I saw this list online and decided to post it here.
All the names tell a story. All the victims who died in the Tree of Life synagogue massacre this weekend leave behind those who loved them deeply and who cherished their relationship with God.
One of the names jumped out at me: Rose Mallinger.
Ms. Mallinger was 97 years of age when the gunman murdered her. I was struck as well by what I read about her. She attended temple without fail for many decades. She is being remembered by her friends and family members as a spry, lively, and lovely virtual centenarian.
Her daughter was among those wounded by the gunman. Ms. Mallinger’s daughter said her mother didn’t live like a 97-year-old.
Her fellow congregants called her “vivacious” and “vital.”

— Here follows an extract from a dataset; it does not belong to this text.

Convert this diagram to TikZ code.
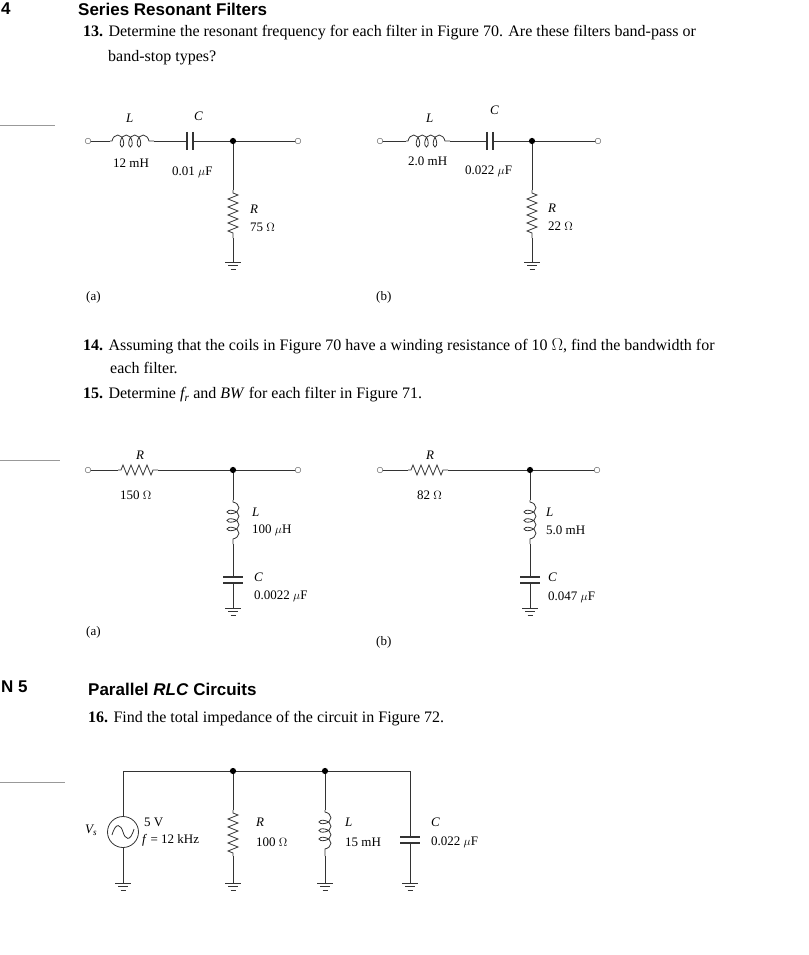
\documentclass[tikz,border=0pt]{standalone}
\usepackage{fontspec}
\setmainfont{Liberation Serif}
\newfontfamily\hd{Liberation Sans}
\usetikzlibrary{decorations.pathmorphing,decorations.pathreplacing}
\tikzset{
 w/.style={line width=0.8pt,black!80},
 res/.style={w,decorate,decoration={zigzag,segment length=8pt,amplitude=5pt,pre length=3pt,post length=3pt}},
 ind/.style={w,decorate,decoration={coil,aspect=0.6,segment length=8.5pt,amplitude=6pt,pre length=2pt,post length=2pt}},
 term/.style={circle,draw,black!70,fill=white,inner sep=2pt},
 dot/.style={circle,fill=black,inner sep=2.2pt},
 lab/.style={anchor=west,inner sep=0pt,font=\fontsize{13}{14}\selectfont},
 txt/.style={anchor=west,inner sep=0pt,font=\fontsize{16}{18}\selectfont},
 hdg/.style={anchor=west,inner sep=0pt,font=\hd\bfseries\fontsize{17}{18}\selectfont},
 rule/.style={black!40,line width=0.6pt}
}
\newcommand\gnd[2]{\draw[w,line width=1pt] (#1-8,#2)--(#1+8,#2) (#1-5,#2+3.5)--(#1+5,#2+3.5) (#1-2.5,#2+7)--(#1+2.5,#2+7);}
\newcommand\caph[2]{\draw[w,line width=1.1pt] (#1-3,#2-9)--(#1-3,#2+9) (#1+3,#2-9)--(#1+3,#2+9);}
\newcommand\capv[2]{\draw[w,line width=1.1pt] (#1-10,#2-3)--(#1+10,#2-3) (#1-10,#2+3)--(#1+10,#2+3);}
\begin{document}
\begin{tikzpicture}[x=1pt,y=-1pt]
\fill[white] (0,0) rectangle (808,955);
\useasboundingbox (0,0) rectangle (808,955);
% headings
\node[hdg] (h4) at (1,9) {4};
\node[hdg] (h1) at (78,9) {Series Resonant Filters};
\node[txt] (t13) at (83,33) {\textbf{13.} Determine the resonant frequency for each filter in Figure 70. Are these filters band-pass or};
\node[txt] (t13b) at (108,58) {band-stop types?};
\draw[rule] (0,125)--(55,125);
% Fig 70a
\coordinate (a1) at (88,141); \coordinate (a2) at (233,141); \coordinate (a3) at (298,141);
\draw[w] (a1)--(110,141); \draw[ind] (110,141)--(154,141); \draw[w] (154,141)--(187,141); \caph{190}{141}
\draw[w] (193,141)--(a3);
\draw[w] (a2)--(233,190); \draw[res] (233,190)--(233,238); \draw[w] (233,238)--(233,262); \gnd{233}{262}
\node[term] at (a1){}; \node[term] at (a3){}; \node[dot] at (a2){};
\node[lab] at (126,118){\textit{L}}; \node[lab] at (194,116){\textit{C}};
\node[lab] at (113,163){12 mH}; \node[lab] at (172,172){0.01 $\mu$F};
\node[lab] at (250,209){\textit{R}}; \node[lab] at (250,227){75 $\Omega$};
\node[lab] at (86,297){(a)};
% Fig 70b
\coordinate (b1) at (380,141); \coordinate (b2) at (532,141); \coordinate (b3) at (598,141);
\draw[w] (b1)--(406,141); \draw[ind] (406,141)--(450,141); \draw[w] (450,141)--(487,141); \caph{490}{141}
\draw[w] (493,141)--(b3);
\draw[w] (b2)--(532,190); \draw[res] (532,190)--(532,238); \draw[w] (532,238)--(532,262); \gnd{532}{262}
\node[term] at (b1){}; \node[term] at (b3){}; \node[dot] at (b2){};
\node[lab] at (426,118){\textit{L}}; \node[lab] at (490,110){\textit{C}};
\node[lab] at (408,161){2.0 mH}; \node[lab] at (465,171){0.022 $\mu$F};
\node[lab] at (548,208){\textit{R}}; \node[lab] at (548,226){22 $\Omega$};
\node[lab] at (376,297){(b)};
% text 14, 15
\node[txt] (t14) at (83,346) {\textbf{14.} Assuming that the coils in Figure 70 have a winding resistance of 10 $\Omega$, find the bandwidth for};
\node[txt] (t14b) at (110,368) {each filter.};
\node[txt] (t15) at (83,395) {\textbf{15.} Determine \textit{f\textsubscript{r}} and \textit{BW} for each filter in Figure 71.};
\draw[rule] (0,460)--(60,460);
% Fig 71a
\coordinate (c1) at (88,470); \coordinate (c2) at (233,470); \coordinate (c3) at (298,470);
\draw[w] (c1)--(118,470); \draw[res] (118,470)--(158,470); \draw[w] (158,470)--(c3);
\draw[w] (c2)--(233,500); \draw[ind] (233,500)--(233,544); \draw[w] (233,544)--(233,577); \capv{233}{580}
\draw[w] (233,583)--(233,608); \gnd{233}{608}
\node[term] at (c1){}; \node[term] at (c3){}; \node[dot] at (c2){};
\node[lab] at (136,455){\textit{R}}; \node[lab] at (120,495){150 $\Omega$};
\node[lab] at (252,512){\textit{L}}; \node[lab] at (252,530){100 $\mu$H};
\node[lab] at (254,577){\textit{C}}; \node[lab] at (254,596){0.0022 $\mu$F};
\node[lab] at (86,632){(a)};
% Fig 71b
\coordinate (d1) at (380,470); \coordinate (d2) at (530,470); \coordinate (d3) at (597,470);
\draw[w] (d1)--(408,470); \draw[res] (408,470)--(448,470); \draw[w] (448,470)--(d3);
\draw[w] (d2)--(530,500); \draw[ind] (530,500)--(530,544); \draw[w] (530,544)--(530,577); \capv{530}{580}
\draw[w] (530,583)--(530,608); \gnd{530}{608}
\node[term] at (d1){}; \node[term] at (d3){}; \node[dot] at (d2){};
\node[lab] at (426,455){\textit{R}}; \node[lab] at (417,495){82 $\Omega$};
\node[lab] at (546,512){\textit{L}}; \node[lab] at (546,530){5.0 mH};
\node[lab] at (548,577){\textit{C}}; \node[lab] at (548,597){0.047 $\mu$F};
\node[lab] at (376,642){(b)};
% section 5
\node[hdg] (h5) at (1,687) {N 5};
\node[hdg] (h2) at (88,689) {Parallel \textit{RLC} Circuits};
\node[txt] (t16) at (88,719) {\textbf{16.} Find the total impedance of the circuit in Figure 72.};
\draw[rule] (0,782)--(65,782);
% Fig 72
\coordinate (e1) at (123,771); \coordinate (e2) at (233,771); \coordinate (e3) at (325,771); \coordinate (e4) at (410,771);
\draw[w] (e1)--(e4);
\node[circle,draw,w,minimum size=31pt,inner sep=0pt] (vs) at (123,832) {};
\draw[w] (e1)--(vs.north); \draw[w] (vs.south)--(123,883); \gnd{123}{883}
\draw[w] (112,835) .. controls (116,821) and (121,825) .. (123,832) .. controls (125,839) and (130,843) .. (134,829);
\draw[w] (e2)--(233,810); \draw[res] (233,810)--(233,856); \draw[w] (233,856)--(233,883); \gnd{233}{883}
\draw[w] (e3)--(325,810); \draw[ind] (325,810)--(325,856); \draw[w] (325,856)--(325,883); \gnd{325}{883}
\draw[w] (e4)--(410,837); \capv{410}{840} \draw[w] (410,843)--(410,883); \gnd{410}{883}
\node[dot] at (e2){}; \node[dot] at (e3){};
\node[lab] at (85,830){\textit{V\textsubscript{s}}};
\node[lab] at (144,822){5 V}; \node[lab] at (142,840){\textit{f} = 12 kHz};
\node[lab] at (256,822){\textit{R}}; \node[lab] at (256,842){100 $\Omega$};
\node[lab] at (345,822){\textit{L}}; \node[lab] at (345,842){15 mH};
\node[lab] at (431,822){\textit{C}}; \node[lab] at (431,842){0.022 $\mu$F};
\end{tikzpicture}
\end{document}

I am struck, too, by the fact that at 97 years of age, she was old enough to remember what happened in Europe to other Jews, who were rounded up and sent by the millions to concentration camps.
The Holocaust has to be considered the 20th century’s most horrific crime against humanity, one that took 6 million to 7 million lives. Why? Because the victims were Jewish and the Nazi tyrants who killed them considered them to be subhuman, not worthy of living, not worthy of rearing their families or of seeking a better life themselves and their loved ones.
The 11 victims of the hideous monster who killed them also have been denied their rights — as prescribed by their government — of “Life, liberty and the pursuit of happiness.”
They have become martyrs. I am positive they wouldn’t want to be remembered for what happened to them while they worshiped. But they are. Forever.
My heart breaks for them all, but there’s something tragically poignant in knowing the age of a victim who died with memories of just how horrifying religious hatred can become.
And my heart breaks for our nation … where this horror originated.